One day was the day of conflicts. People in my family weren’t getting along. Three altercations in my host family ended in tears. I left to go for a walk, and from a distance I saw a man on a horse driving a woman and girl along with a whip. He wasn’t seriously hurting them, but there was a lot of crying and screaming. The relative of Tsigmee’s I was with just laughed and shook her head. I couldn’t tell if this was a frequent thing…but the non-interference policy seemed to stand firm. I saw horses quarreling, squealing and kicking each other with full force. I was washing my clothes near the river and this puppy that lives with the grandparents was nipping at me and got a mouthful of arm in its puppy teeth. I reacted by hitting it with my shoe hard enough to make it yelp. I immediately felt awful, and even though it is right in line with what any of my host family would have done as acceptable behavior, I kept thinking, “who was that? I don’t hit puppies! This is not a cultural norm I can absorb.” The teenage boys were watching and laughed. I apologized to the puppy (in Mongolian of course, as the dog doesn’t understand English), which just made them laugh harder. In this case, I laughed too. It was kind of absurd.

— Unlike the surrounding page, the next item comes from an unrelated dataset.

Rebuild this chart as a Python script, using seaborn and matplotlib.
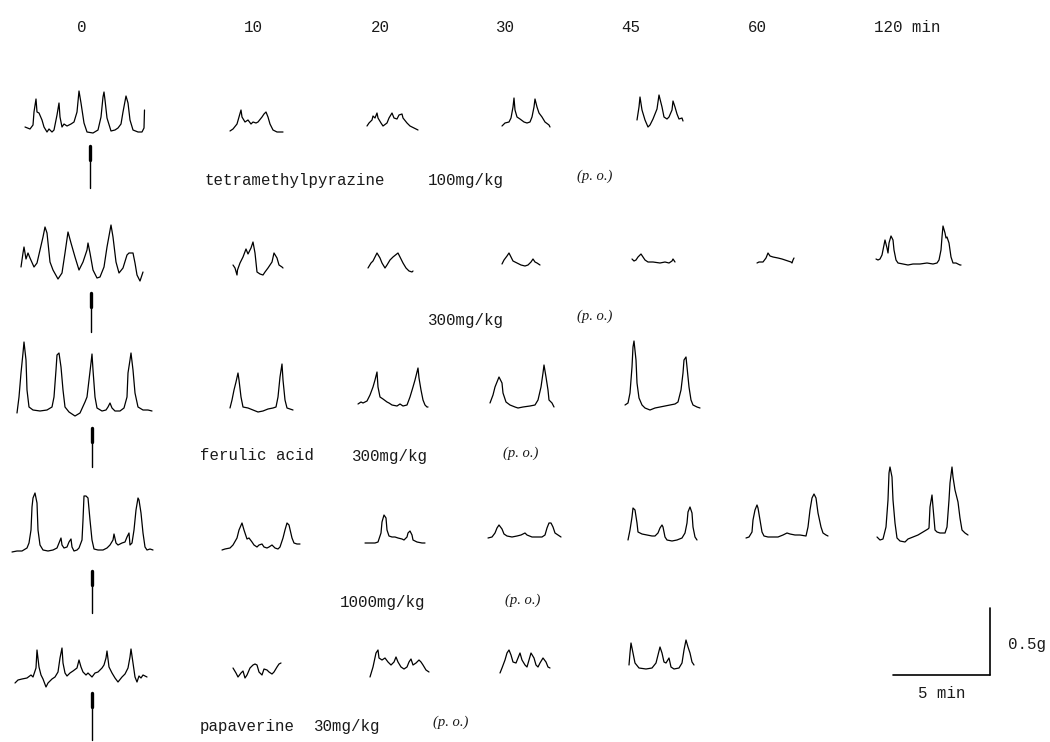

Affection between friends is the most visible form of physical expression. Friends of the same gender can hang on each other, walk arm in arm, wrestle, even hold hands. It is not any kind of sexual thing, and does not mean the people are gay. (This norm has been true across Asia.) Adults also show physical affection with small children. They are carried and cuddled and comforted. My biggest surprise of the trip so far was when I was sitting in a ger with 14 people squeezed in, and the 65-year-old grandmother whipped out her breast for a 3-year-old kid to suckle. I later learned it is quite common for female relations to offer comfort this way to nursing kids, and that she was not actually offering milk. Children here are taken care of, but they are not coddled. If a child is crying, adults will come to check, but as long as the child isn’t in any danger, they let the child cry. It is a tough place to live and kids are expected to be more independent earlier than in the West.

There is much less contact between members of the opposite sex. Even between Enhee and Tsigmee, there is just an occasional touch or they will walk or stand very close. They can curl up together to sleep, but otherwise there is almost no public physical contact. From what I have seen and figured out from asking, when married people need privacy for intimacy and they are in a ger full of family members, they have to wait until everyone is asleep. If someone in the ger isn’t asleep, they would pretend to be. A couple of times I saw someone in tears and taking a moment to themselves in a ger full of people. They turned away, and everyone else turned a little away from them, and because a “wall” was observed, it essentially was there until that person re-engaged and the “wall” disappeared.

Living without physical walls was a challenge for me. People just come in to your ger at any time. I could be sleeping, dressing, crying (only once)…I got better at being ready for the door to open without it being a source of anxiety. I dressed turned away from the door. I took walks when I needed to be alone (though often ended up with a companion). I learned to create a space in my mind in lieu of physical space, while understanding that was still a Western need to create the space at all. I won’t be here long enough to lose the need for that space to be there. I wonder what that is like?